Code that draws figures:
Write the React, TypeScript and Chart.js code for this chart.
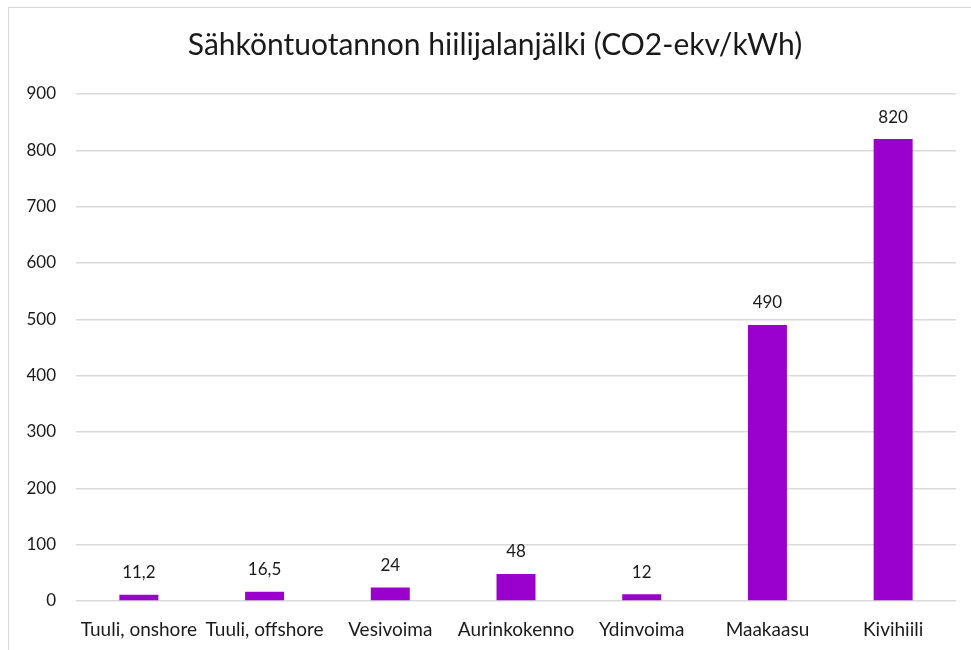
import React, { useEffect, useRef } from "react";
import { Chart, registerables } from "chart.js";

Chart.register(...registerables);

const titleText = "Sähköntuotannon hiilijalanjälki (CO2-ekv/kWh)";
const categories = [
  "Tuuli, onshore",
  "Tuuli, offshore",
  "Vesivoima",
  "Aurinkokenno",
  "Ydinvoima",
  "Maakaasu",
  "Kivihiili",
];
const values = [11.2, 16.5, 24, 48, 12, 490, 820];
const yMin = 0;
const yMax = 900;
const yStep = 100;

const FONT = "Lato, 'Open Sans', sans-serif";

const dataLabelPlugin = {
  id: "dataLabels",
  afterDatasetsDraw(chart: any) {
    const ctx = chart.ctx;
    const meta = chart.getDatasetMeta(0);
    ctx.save();
    ctx.font = `17px ${FONT}`;
    ctx.fillStyle = "#1a1a1a";
    ctx.textAlign = "center";
    ctx.textBaseline = "middle";
    meta.data.forEach((bar: any, i: number) => {
      const v = values[i];
      const txt = String(v).replace(".", ",");
      ctx.fillText(txt, bar.x, bar.y - 22);
    });
    ctx.restore();
  },
};

const titlePlugin = {
  id: "customTitle",
  afterDraw(chart: any) {
    const ctx = chart.ctx;
    const tb = chart.titleBlock;
    ctx.save();
    ctx.font = `30px ${FONT}`;
    ctx.fillStyle = "#1a1a1a";
    ctx.textAlign = "center";
    ctx.textBaseline = "middle";
    const cy = tb ? (tb.top + tb.bottom) / 2 : 45;
    ctx.fillText(titleText, 495, 45 + (cy - cy));
    ctx.restore();
  },
};

export default function App() {
  const ref = useRef<HTMLCanvasElement | null>(null);
  useEffect(() => {
    if (!ref.current) return;
    const chart = new Chart(ref.current, {
      type: "bar",
      data: {
        labels: categories,
        datasets: [
          {
            data: values,
            backgroundColor: "#9900CC",
            borderWidth: 0,
            categoryPercentage: 1,
            barPercentage: 0.31,
          },
        ],
      },
      options: {
        responsive: false,
        animation: false,
        layout: { padding: { left: 0, right: 15, top: 0, bottom: 0 } },
        plugins: {
          legend: { display: false },
          tooltip: { enabled: false },
          title: {
            display: true,
            text: titleText,
            color: "rgba(0,0,0,0)",
            font: { family: FONT, size: 30, weight: "normal" },
            padding: { top: 27, bottom: 31 },
          },
        },
        scales: {
          x: {
            grid: { display: false },
            border: { display: false },
            ticks: {
              color: "#1a1a1a",
              font: { family: FONT, size: 19 },
              padding: 9,
              maxRotation: 0,
              autoSkip: false,
            },
            afterFit(scale: any) {
              scale.height = 49;
            },
          },
          y: {
            min: yMin,
            max: yMax,
            grid: { color: "#d9d9d9", lineWidth: 1.5, drawTicks: false },
            border: { display: false },
            ticks: {
              stepSize: yStep,
              color: "#1a1a1a",
              font: { family: FONT, size: 17 },
              padding: 20,
            },
            afterFit(scale: any) {
              scale.width = 76;
            },
          },
        },
      },
      plugins: [dataLabelPlugin, titlePlugin],
    });
    return () => chart.destroy();
  }, []);

  return (
    <div style={{ position: "fixed", inset: 0, overflow: "hidden", background: "#fff" }}>
      <div
        style={{
          position: "absolute",
          left: 8,
          top: 7,
          width: 1000,
          height: 700,
          borderLeft: "1.5px solid #d9d9d9",
          borderTop: "1.5px solid #d9d9d9",
        }}
      />
      <canvas
        ref={ref}
        width={971}
        height={650}
        style={{ position: "absolute", left: 0, top: 0 }}
      />
    </div>
  );
}
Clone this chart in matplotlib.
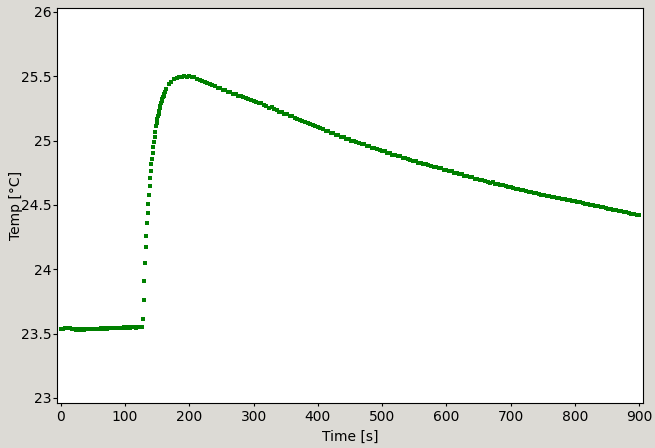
import matplotlib
matplotlib.use("Agg")
import matplotlib.pyplot as plt
import numpy as np
from matplotlib.ticker import FormatStrFormatter

# sample times [s]: 3 s steps before heating, 1 s during the jump, 4 s after
time_base = np.arange(0, 127, 3)
time_rise = np.arange(127, 163, 1)
time_decay = np.arange(164, 901, 4)

temp_base = [
    23.532, 23.538, 23.541, 23.545, 23.543, 23.540, 23.536, 23.534, 23.531, 23.533,
    23.530, 23.534, 23.531, 23.535, 23.533, 23.537, 23.534, 23.538, 23.536, 23.539,
    23.537, 23.540, 23.538, 23.541, 23.539, 23.542, 23.540, 23.543, 23.541, 23.545,
    23.542, 23.546, 23.544, 23.547, 23.545, 23.548, 23.544, 23.547, 23.549, 23.546,
    23.550, 23.548, 23.551,
]

temp_rise = [
    23.552, 23.61, 23.76, 23.91, 24.05, 24.17, 24.26, 24.36, 24.44, 24.51,
    24.58, 24.65, 24.71, 24.76, 24.82, 24.86, 24.90, 24.95, 24.99, 25.03,
    25.07, 25.11, 25.14, 25.17, 25.19, 25.21, 25.23, 25.25, 25.27, 25.29,
    25.31, 25.32, 25.34, 25.35, 25.365, 25.38,
]

temp_decay = [
    25.400, 25.436, 25.455, 25.476, 25.483, 25.491, 25.490, 25.499, 25.497, 25.503,
    25.494, 25.491, 25.478, 25.473, 25.459, 25.457, 25.444, 25.442, 25.428, 25.425,
    25.409, 25.407, 25.393, 25.391, 25.378, 25.376, 25.364, 25.363, 25.350, 25.348,
    25.336, 25.334, 25.321, 25.318, 25.306, 25.303, 25.291, 25.289, 25.274, 25.270,
    25.256, 25.257, 25.242, 25.239, 25.224, 25.221, 25.206, 25.204, 25.189, 25.187,
    25.173, 25.170, 25.157, 25.155, 25.141, 25.139, 25.125, 25.124, 25.110, 25.108,
    25.094, 25.091, 25.077, 25.075, 25.061, 25.058, 25.044, 25.042, 25.028, 25.027,
    25.013, 25.011, 24.999, 24.998, 24.985, 24.984, 24.972, 24.970, 24.959, 24.958,
    24.945, 24.944, 24.931, 24.930, 24.917, 24.916, 24.903, 24.902, 24.891, 24.890,
    24.878, 24.877, 24.865, 24.864, 24.853, 24.852, 24.840, 24.839, 24.829, 24.828,
    24.818, 24.817, 24.807, 24.806, 24.796, 24.795, 24.785, 24.784, 24.774, 24.773,
    24.762, 24.761, 24.750, 24.750, 24.739, 24.738, 24.728, 24.727, 24.717, 24.716,
    24.705, 24.705, 24.694, 24.693, 24.683, 24.681, 24.671, 24.676, 24.666, 24.661,
    24.656, 24.651, 24.646, 24.641, 24.637, 24.632, 24.627, 24.622, 24.617, 24.613,
    24.608, 24.603, 24.598, 24.594, 24.589, 24.584, 24.580, 24.575, 24.571, 24.567,
    24.563, 24.559, 24.555, 24.551, 24.547, 24.543, 24.539, 24.535, 24.531, 24.527,
    24.523, 24.519, 24.515, 24.510, 24.506, 24.502, 24.498, 24.493, 24.489, 24.484,
    24.480, 24.475, 24.471, 24.466, 24.462, 24.458, 24.453, 24.449, 24.445, 24.441,
    24.436, 24.432, 24.428, 24.424, 24.420,
]

time_s = np.concatenate([time_base, time_rise, time_decay])
temp_c = np.array(temp_base + temp_rise + temp_decay)

fig = plt.figure(figsize=(6.55, 4.48), dpi=100, facecolor="#dcdad5")
ax = fig.add_axes([0.087, 0.1004, 0.8947, 0.8817])
ax.set_facecolor("white")

ax.plot(time_s, temp_c, linestyle="none", marker="s", markersize=2.8,
        color="#008000", markeredgewidth=0)

ax.set_xlim(-6, 906)
ax.set_ylim(22.96, 26.03)
ax.set_xticks(np.arange(0, 901, 100))
ax.set_yticks(np.arange(23, 26.01, 0.5))
ax.yaxis.set_major_formatter(FormatStrFormatter("%g"))
ax.tick_params(axis="y", length=3, pad=0.8)
ax.tick_params(axis="x", length=2, pad=3)
ax.set_xlabel("Time [s]", labelpad=4)
ax.set_ylabel("Temp [°C]", labelpad=-1.5)

fig.savefig("out.png", dpi=100, facecolor=fig.get_facecolor())
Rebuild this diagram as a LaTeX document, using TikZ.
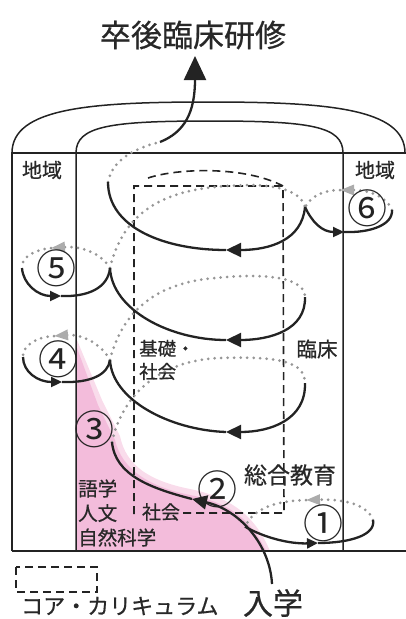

> The problem
In the listing above, find the line containing "Clone this chart in matplotlib." and the line containing "from matplotlib.ticker import", then write out both of them and every line between, exactly, with no pictures.

> Task answer
Clone this chart in matplotlib.
import matplotlib
matplotlib.use("Agg")
import matplotlib.pyplot as plt
import numpy as np
from matplotlib.ticker import FormatStrFormatter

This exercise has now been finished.